Paylaş
Ama attı bir kere... Bitlis’in bundan 22 sene önce adı Güroymak’a çevrilen Norşin ilçesini eski adıyla anınca cin şişeden çıkmış oldu.
Şimdi baş edebilirseniz edin bakalım:
Milliyetçi Hareket Partisi (MHP) lideri Devlet Bahçeli, “Madem öyle İstanbul’un adının da Konstantinopolis olduğunu söyleyin”e getirdi işi.
Konstantinopolis bir daha dirilmez. Onu çok çok Fener Rum Partiği kullanır. Birkaç fanatik Rum ile Yunanlı da orada burada sırf damarınıza basmak için “Orası Konstantinopolistir” der.
Ama onun kadar yerleşmemiş isimler tartışılır. Ona da çoğunca, isim değişikliğinden sonra birkaç kuşak geçmemişse rastlanır. Güroymak öyledir. Norşin’i bilen ve kullanan kuşaklar halen hayatta olduğu için onlara Norşin daha sıcak gelmektedir.
Başbakan Tayyip Erdoğan’ın ve eski Başbakan Mesut Yılmaz’ın baba ocağı Güneysu ilçesinin adı da aynen Güroymak gibi 22 yaşındadır. Orayı eski adı Potomya (Potamya) olarak tanıyan ve kullanan kuşak hâlâ hayattadır. O nedenle Güneysuluların “Potamya’lıyız” demeleri normaldir.
Ama siz Elazığ’ın adının orijinal şekliyle yani “El Mamuret’ül Aziz” olarak kullanılmasını halktan beklerseniz yaya kalırsınız. Çünkü El Mamuret’ül Aziz, “Elazığ” olalı tam 72 sene geçti. Zaten halk onu önce “El Mamuret’ül Aziz”den “El Aziz”e çevirmişti. Bir iddiaya göre 1937’de Atatürk o yörenin “tahıl” (yiyecek) ambarı olarak görülmesi için adını “Elazık”a çevirdi ama bu Türkçenin ses uyumuna aykırı düştüğü için isim değişip “Elazığ” oldu.

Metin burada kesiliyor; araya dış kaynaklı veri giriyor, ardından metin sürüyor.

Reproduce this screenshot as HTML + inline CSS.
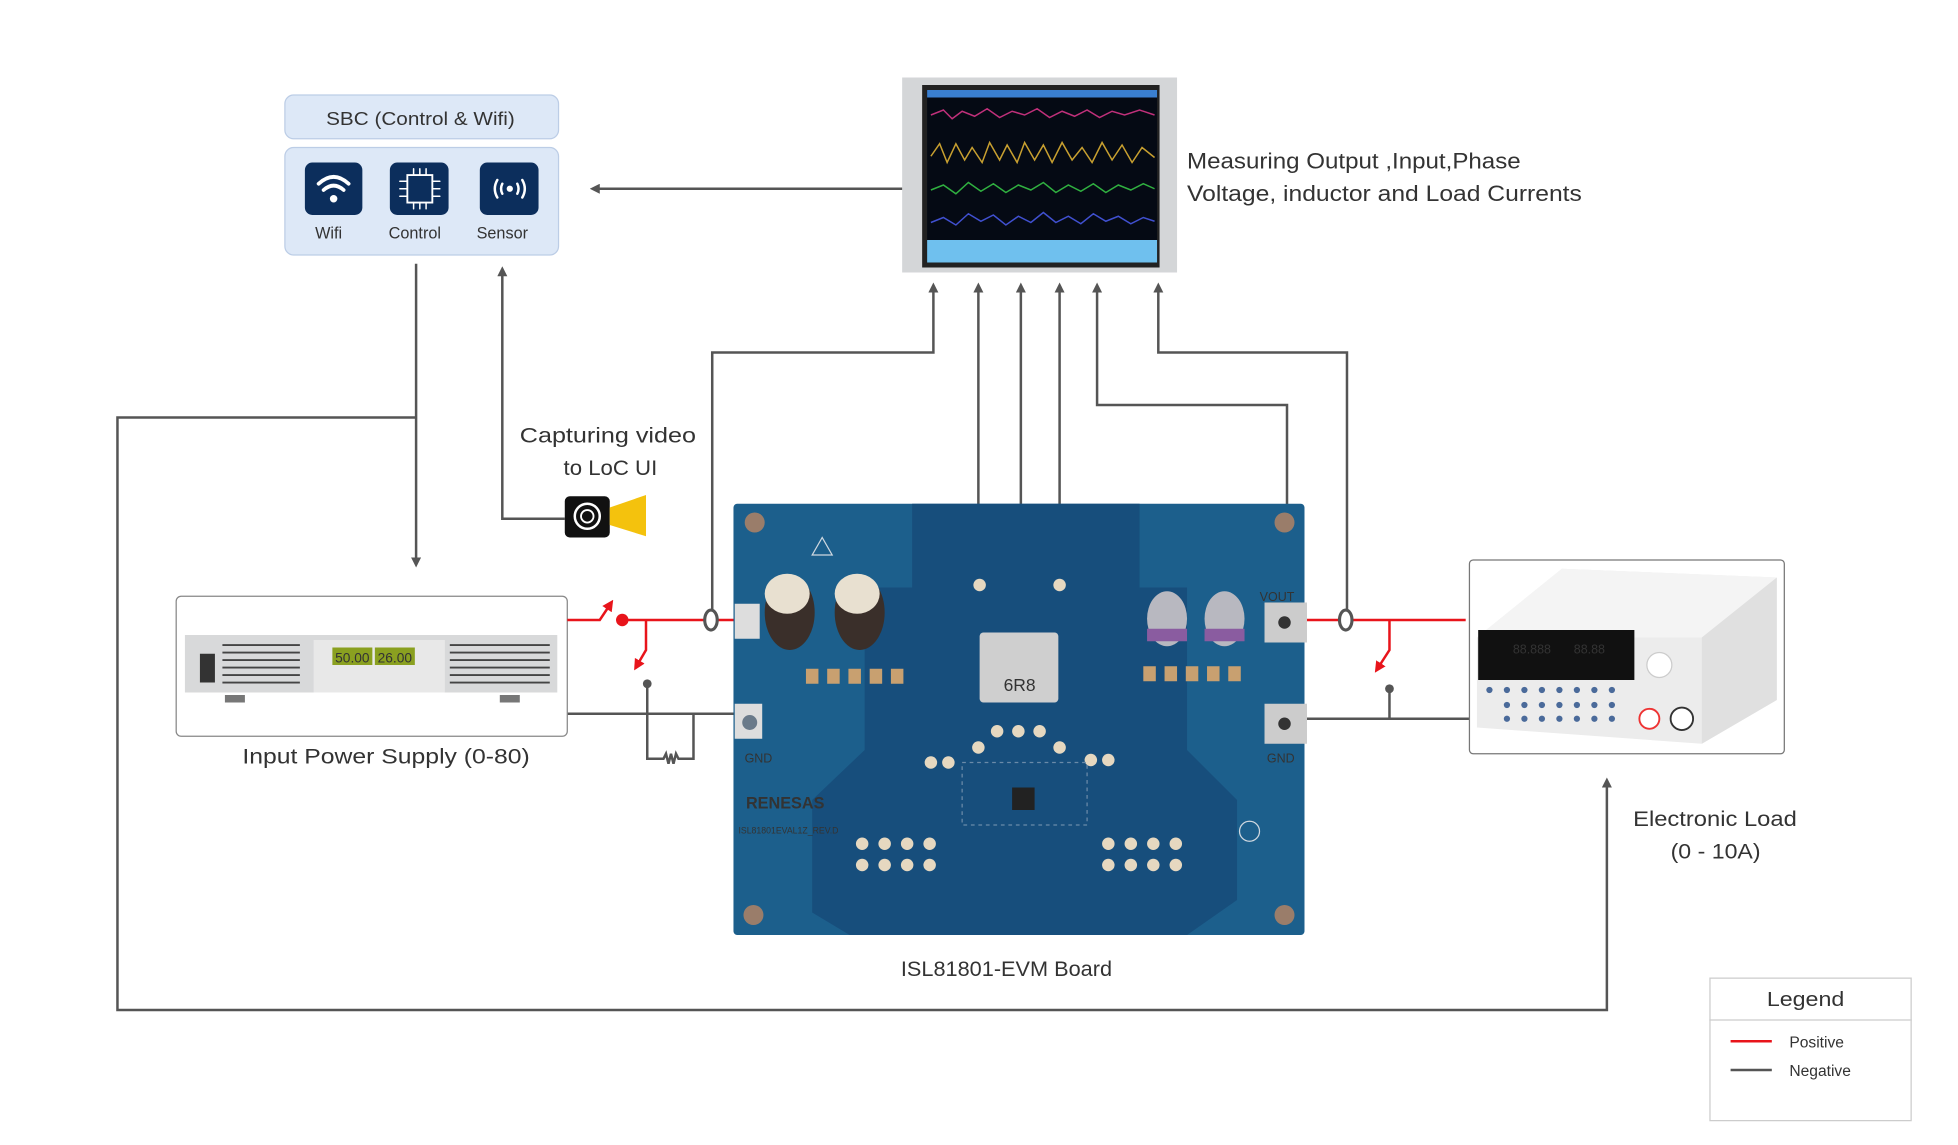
<!DOCTYPE html>
<html><head><meta charset="utf-8"><style>
html,body{margin:0;padding:0;background:#fff;}
svg{display:block;}
text{font-family:"Liberation Sans",sans-serif;fill:#333;}
</style></head><body>
<svg width="1958" height="1145" viewBox="0 0 1567 916" preserveAspectRatio="none" xmlns="http://www.w3.org/2000/svg">
<defs>
<marker id="ag" markerWidth="8" markerHeight="8" refX="4" refY="4" orient="auto" markerUnits="userSpaceOnUse"><path d="M0,0 L8,4 L0,8 z" fill="#555"/></marker>
<marker id="ar" markerWidth="9" markerHeight="9" refX="4" refY="4.5" orient="auto" markerUnits="userSpaceOnUse"><path d="M0,0 L9,4.5 L0,9 z" fill="#e8141b"/></marker>
</defs>
<rect width="1567" height="916" fill="#fff"/>

<!-- SBC -->
<rect x="228" y="76" width="219" height="35" rx="7" fill="#dde8f7" stroke="#bccde6"/>
<text x="261" y="100" font-size="15" textLength="151" lengthAdjust="spacingAndGlyphs">SBC (Control &amp; Wifi)</text>
<rect x="228" y="118" width="219" height="86" rx="7" fill="#dde8f7" stroke="#bccde6"/>
<rect x="244" y="130" width="46" height="42" rx="6" fill="#0c2e5c"/>
<rect x="312" y="130" width="47" height="42" rx="6" fill="#0c2e5c"/>
<rect x="384" y="130" width="47" height="42" rx="6" fill="#0c2e5c"/>
<g fill="none" stroke="#fff" stroke-width="3" stroke-linecap="round">
<path d="M255,147 Q267,136 279,147"/><path d="M259,152 Q267,145 275,152"/>
<path d="M326,140 h20 v22 h-20z" stroke-width="1.5"/><path d="M320,145h6M320,151h6M320,157h6M346,145h6M346,151h6M346,157h6M331,135v5M336,135v5M341,135v5M331,162v5M336,162v5M341,162v5" stroke-width="1.2"/>
<path d="M398,144 q-4,7 0,14M418,144 q4,7 0,14" stroke-width="2"/><path d="M402,147 q-2,4 0,8M414,147 q2,4 0,8" stroke-width="2"/>
</g>
<circle cx="267" cy="159" r="3" fill="#fff"/><circle cx="408" cy="151" r="2.5" fill="#fff"/>
<text x="263" y="191" font-size="13" text-anchor="middle">Wifi</text>
<text x="332" y="191" font-size="13" text-anchor="middle">Control</text>
<text x="402" y="191" font-size="13" text-anchor="middle">Sensor</text>

<!-- Monitor -->
<rect x="722" y="62" width="220" height="156" fill="#d4d6d8"/>
<rect x="738" y="68" width="190" height="146" fill="#222"/>
<rect x="742" y="72" width="184" height="120" fill="#050a14"/>
<rect x="742" y="72" width="184" height="6" fill="#3a7fd0"/>
<rect x="742" y="192" width="184" height="18" fill="#6fc0ee"/>
<polyline fill="none" stroke="#c0307a" stroke-width="1.2" points="745,92 755,88 762,95 770,89 780,93 790,87 800,94 810,89 820,92 830,87 840,94 850,89 860,93 870,88 880,94 890,89 900,92 912,88 924,92"/>
<polyline fill="none" stroke="#c8a030" stroke-width="1.2" points="745,125 752,115 758,130 765,115 772,128 778,118 786,130 792,114 800,128 806,116 814,130 820,114 828,128 835,116 842,130 850,114 858,128 866,118 874,130 882,114 890,128 898,116 906,130 914,118 924,126"/>
<polyline fill="none" stroke="#30b040" stroke-width="1.2" points="745,152 755,148 765,155 775,146 785,153 795,147 805,154 815,148 825,152 835,146 845,154 855,148 865,153 875,147 885,154 895,148 905,152 915,147 924,151"/>
<polyline fill="none" stroke="#4050d0" stroke-width="1.2" points="745,178 755,174 765,180 775,171 785,177 795,172 805,180 815,173 825,178 835,170 845,178 855,173 865,179 875,171 885,177 895,173 905,179 915,174 924,177"/>
<text x="950" y="135" font-size="17.5" textLength="267" lengthAdjust="spacingAndGlyphs">Measuring Output ,Input,Phase</text>
<text x="950" y="161" font-size="17.5" textLength="316" lengthAdjust="spacingAndGlyphs">Voltage, inductor and Load Currents</text>

<!-- gray connectors -->
<g fill="none" stroke="#555" stroke-width="2">
<line x1="722" y1="151" x2="476" y2="151" marker-end="url(#ag)"/>
<polyline points="570,490 570,282 747,282 747,230" marker-end="url(#ag)"/>
<line x1="783" y1="468" x2="783" y2="230" marker-end="url(#ag)"/>
<line x1="817" y1="522" x2="817" y2="230" marker-end="url(#ag)"/>
<line x1="848" y1="468" x2="848" y2="230" marker-end="url(#ag)"/>
<polyline points="1030,490 1030,324 878,324 878,230" marker-end="url(#ag)"/>
<polyline points="1078,490 1078,282 927,282 927,230" marker-end="url(#ag)"/>
<line x1="333" y1="211" x2="333" y2="450" marker-end="url(#ag)"/>
<polyline points="333,334 94,334 94,808 1286,808 1286,626" marker-end="url(#ag)"/>
<polyline points="452,415 402,415 402,217" marker-end="url(#ag)"/>
<line x1="454" y1="571" x2="588" y2="571"/>
<polyline points="518,547 518,607 531,607 533,603 535,611 537,603 539,611 541,603 543,607 555,607 555,571"/>
<line x1="1044" y1="575" x2="1176" y2="575"/>
<line x1="1112" y1="551" x2="1112" y2="575"/>
</g>
<circle cx="518" cy="547" r="3.5" fill="#555"/>
<circle cx="1112" cy="551" r="3.5" fill="#555"/>

<!-- Camera -->
<text x="416" y="354" font-size="17" textLength="141" lengthAdjust="spacingAndGlyphs">Capturing video</text>
<text x="451" y="380" font-size="17" textLength="75" lengthAdjust="spacingAndGlyphs">to LoC UI</text>
<rect x="452" y="397" width="36" height="33" rx="4" fill="#111"/>
<circle cx="470" cy="413" r="10" fill="none" stroke="#fff" stroke-width="2"/><circle cx="470" cy="413" r="5" fill="none" stroke="#fff" stroke-width="1.5"/>
<polygon points="488,406 517,396 517,429 488,420" fill="#f4c20d"/>

<!-- Power supply -->
<rect x="141" y="477" width="313" height="112" rx="4" fill="#fff" stroke="#888"/>
<rect x="148" y="508" width="298" height="46" fill="#d8d9da"/>
<rect x="160" y="523" width="12" height="23" fill="#333"/>
<g stroke="#444" stroke-width="1.5"><line x1="178" y1="516" x2="240" y2="516"/><line x1="178" y1="522" x2="240" y2="522"/><line x1="178" y1="528" x2="240" y2="528"/><line x1="178" y1="534" x2="240" y2="534"/><line x1="178" y1="540" x2="240" y2="540"/><line x1="178" y1="546" x2="240" y2="546"/>
<line x1="360" y1="516" x2="440" y2="516"/><line x1="360" y1="522" x2="440" y2="522"/><line x1="360" y1="528" x2="440" y2="528"/><line x1="360" y1="534" x2="440" y2="534"/><line x1="360" y1="540" x2="440" y2="540"/><line x1="360" y1="546" x2="440" y2="546"/></g>
<rect x="251" y="512" width="105" height="42" fill="#e8e8e8"/>
<rect x="266" y="518" width="32" height="14" fill="#8aa020"/><rect x="300" y="518" width="32" height="14" fill="#8aa020"/>
<text x="282" y="530" font-size="11" fill="#e8f080" text-anchor="middle">50.00</text><text x="316" y="530" font-size="11" fill="#e8f080" text-anchor="middle">26.00</text>
<rect x="180" y="556" width="16" height="6" fill="#777"/><rect x="400" y="556" width="16" height="6" fill="#777"/>
<text x="194" y="611" font-size="17" textLength="230" lengthAdjust="spacingAndGlyphs">Input Power Supply (0-80)</text>

<!-- red lines -->
<g fill="none" stroke="#e8141b" stroke-width="2">
<polyline points="454,496 480,496 488,484" marker-end="url(#ar)"/>
<line x1="498" y1="496" x2="598" y2="496"/>
<polyline points="517,496 517,520 510,532" marker-end="url(#ar)"/>
<line x1="1044" y1="496" x2="1173" y2="496"/>
<polyline points="1112,496 1112,520 1103,534" marker-end="url(#ar)"/>
</g>
<circle cx="498" cy="496" r="5" fill="#e8141b"/>
<ellipse cx="569" cy="496" rx="5" ry="8" fill="#fff" stroke="#555" stroke-width="2.5"/>
<ellipse cx="1077" cy="496" rx="5" ry="8" fill="#fff" stroke="#555" stroke-width="2.5"/>

<!-- Board -->
<rect x="587" y="403" width="457" height="345" rx="3" fill="#1c5f8c"/>
<path d="M730,403 V470 H692 V600 L650,640 V730 L680,748 H950 L990,720 V640 L950,600 V470 H912 V403 Z" fill="#174e7c"/>
<g fill="#9a7d6a"><circle cx="604" cy="418" r="8"/><circle cx="1028" cy="418" r="8"/><circle cx="603" cy="732" r="8"/><circle cx="1028" cy="732" r="8"/></g>
<ellipse cx="632" cy="490" rx="20" ry="30" fill="#3a2f2a"/><ellipse cx="630" cy="475" rx="18" ry="16" fill="#e8e0d0"/>
<ellipse cx="688" cy="490" rx="20" ry="30" fill="#3a2f2a"/><ellipse cx="686" cy="475" rx="18" ry="16" fill="#e8e0d0"/>
<rect x="588" y="483" width="20" height="28" fill="#ddd"/><rect x="588" y="563" width="22" height="28" fill="#ddd"/>
<rect x="1012" y="482" width="34" height="32" fill="#ccc"/><rect x="1012" y="563" width="34" height="32" fill="#ccc"/>
<circle cx="1028" cy="498" r="5" fill="#333"/><circle cx="1028" cy="579" r="5" fill="#333"/><circle cx="600" cy="578" r="6" fill="#6a7a8a"/>
<rect x="784" y="506" width="63" height="56" rx="3" fill="#cfcfcf"/>
<text x="816" y="553" font-size="14" text-anchor="middle" fill="#444">6R8</text>
<ellipse cx="934" cy="495" rx="16" ry="22" fill="#b8b8c0"/><ellipse cx="980" cy="495" rx="16" ry="22" fill="#b8b8c0"/>
<rect x="918" y="503" width="32" height="10" fill="#8a5ca0"/><rect x="964" y="503" width="32" height="10" fill="#8a5ca0"/>
<g fill="#c8a070"><rect x="645" y="535" width="10" height="12"/><rect x="662" y="535" width="10" height="12"/><rect x="679" y="535" width="10" height="12"/><rect x="696" y="535" width="10" height="12"/><rect x="713" y="535" width="10" height="12"/>
<rect x="915" y="533" width="10" height="12"/><rect x="932" y="533" width="10" height="12"/><rect x="949" y="533" width="10" height="12"/><rect x="966" y="533" width="10" height="12"/><rect x="983" y="533" width="10" height="12"/></g>
<g fill="#e6d8c0"><circle cx="784" cy="468" r="5"/><circle cx="848" cy="468" r="5"/>
<circle cx="798" cy="585" r="5"/><circle cx="815" cy="585" r="5"/><circle cx="832" cy="585" r="5"/><circle cx="783" cy="598" r="5"/><circle cx="848" cy="598" r="5"/>
<circle cx="745" cy="610" r="5"/><circle cx="759" cy="610" r="5"/><circle cx="873" cy="608" r="5"/><circle cx="887" cy="608" r="5"/>
<circle cx="690" cy="675" r="5"/><circle cx="708" cy="675" r="5"/><circle cx="726" cy="675" r="5"/><circle cx="744" cy="675" r="5"/>
<circle cx="690" cy="692" r="5"/><circle cx="708" cy="692" r="5"/><circle cx="726" cy="692" r="5"/><circle cx="744" cy="692" r="5"/>
<circle cx="887" cy="675" r="5"/><circle cx="905" cy="675" r="5"/><circle cx="923" cy="675" r="5"/><circle cx="941" cy="675" r="5"/>
<circle cx="887" cy="692" r="5"/><circle cx="905" cy="692" r="5"/><circle cx="923" cy="692" r="5"/><circle cx="941" cy="692" r="5"/></g>
<rect x="810" y="630" width="18" height="18" fill="#222"/>
<rect x="770" y="610" width="100" height="50" fill="none" stroke="#6a8aa8" stroke-width="1" stroke-dasharray="3 3"/>
<text x="597" y="647" font-size="13" font-weight="bold" fill="#dfe6ee">RENESAS</text>
<text x="591" y="667" font-size="7" fill="#cfd8e0">ISL81801EVAL1Z_REV.D</text>
<text x="607" y="610" font-size="10" fill="#bccbd8" text-anchor="middle">GND</text>
<text x="1025" y="610" font-size="10" fill="#bccbd8" text-anchor="middle">GND</text>
<text x="1022" y="481" font-size="10" fill="#bccbd8" text-anchor="middle">VOUT</text>
<polygon points="658,430 650,444 666,444" fill="none" stroke="#cfd8e0"/>
<circle cx="1000" cy="665" r="8" fill="none" stroke="#cfd8e0"/>
<text x="721" y="781" font-size="17" textLength="169" lengthAdjust="spacingAndGlyphs">ISL81801-EVM Board</text>

<!-- Electronic load -->
<rect x="1176" y="448" width="252" height="155" rx="3" fill="#fff" stroke="#777"/>
<polygon points="1182,510 1250,455 1422,462 1422,560 1362,595 1182,582" fill="#ececec"/>
<polygon points="1182,510 1250,455 1422,462 1362,510" fill="#f4f4f4"/>
<polygon points="1362,510 1422,462 1422,560 1362,595" fill="#e0e0e0"/>
<rect x="1183" y="504" width="125" height="40" fill="#111"/>
<text x="1226" y="523" font-size="10" fill="#4ad060" text-anchor="middle">88.888</text><text x="1272" y="523" font-size="10" fill="#4ad060" text-anchor="middle">88.88</text>
<circle cx="1328" cy="532" r="10" fill="#fff" stroke="#ccc"/>
<g fill="#4a6a9a"><circle cx="1192" cy="552" r="2.5"/><circle cx="1206" cy="552" r="2.5"/><circle cx="1220" cy="552" r="2.5"/><circle cx="1234" cy="552" r="2.5"/><circle cx="1248" cy="552" r="2.5"/><circle cx="1262" cy="552" r="2.5"/><circle cx="1276" cy="552" r="2.5"/><circle cx="1290" cy="552" r="2.5"/>
<circle cx="1206" cy="564" r="2.5"/><circle cx="1220" cy="564" r="2.5"/><circle cx="1234" cy="564" r="2.5"/><circle cx="1248" cy="564" r="2.5"/><circle cx="1262" cy="564" r="2.5"/><circle cx="1276" cy="564" r="2.5"/><circle cx="1290" cy="564" r="2.5"/>
<circle cx="1206" cy="575" r="2.5"/><circle cx="1220" cy="575" r="2.5"/><circle cx="1234" cy="575" r="2.5"/><circle cx="1248" cy="575" r="2.5"/><circle cx="1262" cy="575" r="2.5"/><circle cx="1276" cy="575" r="2.5"/><circle cx="1290" cy="575" r="2.5"/></g>
<circle cx="1320" cy="575" r="8" fill="#fff" stroke="#e33" stroke-width="1.5"/><circle cx="1346" cy="575" r="9" fill="#fff" stroke="#333" stroke-width="1.5"/>
<text x="1307" y="661" font-size="17" textLength="131" lengthAdjust="spacingAndGlyphs">Electronic Load</text>
<text x="1337" y="687" font-size="17" textLength="72" lengthAdjust="spacingAndGlyphs">(0 - 10A)</text>

<!-- Legend -->
<rect x="1368.5" y="782.5" width="161" height="114" fill="#fff" stroke="#ccc"/>
<line x1="1368" y1="816" x2="1530" y2="816" stroke="#ccc"/>
<text x="1414" y="805" font-size="16" textLength="62" lengthAdjust="spacingAndGlyphs">Legend</text>
<line x1="1385" y1="833" x2="1418" y2="833" stroke="#e8141b" stroke-width="2"/>
<text x="1432" y="838" font-size="12.5" fill="#555">Positive</text>
<line x1="1385" y1="856" x2="1418" y2="856" stroke="#555" stroke-width="2"/>
<text x="1432" y="861" font-size="12.5" fill="#555">Negative</text>
</svg>
</body></html>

Şimdi gidin sorun bakalım “İsmimiz neden Elazığ oldu?” diye hayıflanan hiçbir Elazığlı var mı?
Yoktur çünkü Türkiye’deki yer isimlerinin değiştirilmesi (ki HaberTürk gazetesi geçen gün bunların 28 bini bulduğunu yazıyordu) kimine göre “yanlış” olsa da kanımızca öyle çok da büyütülecek bir mesele değildir. Burası Türkiye olduğuna göre dilimize yabancı isimlerin -fanatik bir bakışla değil- değiştirilmesi pekâlâ mümkündür hatta doğrudur.
Zaten yapılan ve benimsenen değişiklikler de bunu doğrulamaktadır.
Nitekim bu satırların yazarının bağlı olduğu köyün de adı eskiden “Aşağı Faldaca” idi. Bunun anlamını da hangi dilden geldiğini de bilen bugüne kadar çıkmadı Onun yerine “Aşağı Gökçe” dediler.Şimdi eski isimleri bilen kuşaklar azaldı. Aynı şekilde Mismilon köyü Beşbıyık oldu. Yavadı’yı Yeşilce yaptılar. İnsanlar alıştı. O kadar ki şimdi eski ismi söylerseniz gülünç oluyorsunuz.
Tıpkı bir tarihte adı Saruhan olan Manisa’nın, Menteşe olan Muğla’nın, Canik olan Samsun’un, Çölemerik olan Hakkâri’nin, Karaköse olan Ağrı’nın, Lazistan olan Rize’nin, Türkmeniya olan Diyarbakır’ın adını Diyarbekir veya Amed yapmaya kalkarsak, sadece gülünç olacağımız gibi.
Bu son tartışmanın bizce asıl yanlışlığı, devleti temsil eden Cumhurbaşkanı’nın ve devlet için politika üreten Başbakan’ın, devletçe benimsenmiş isimlere sahip çıkmamalarıdır. Yoksa isimlerin değişmiş olması değil.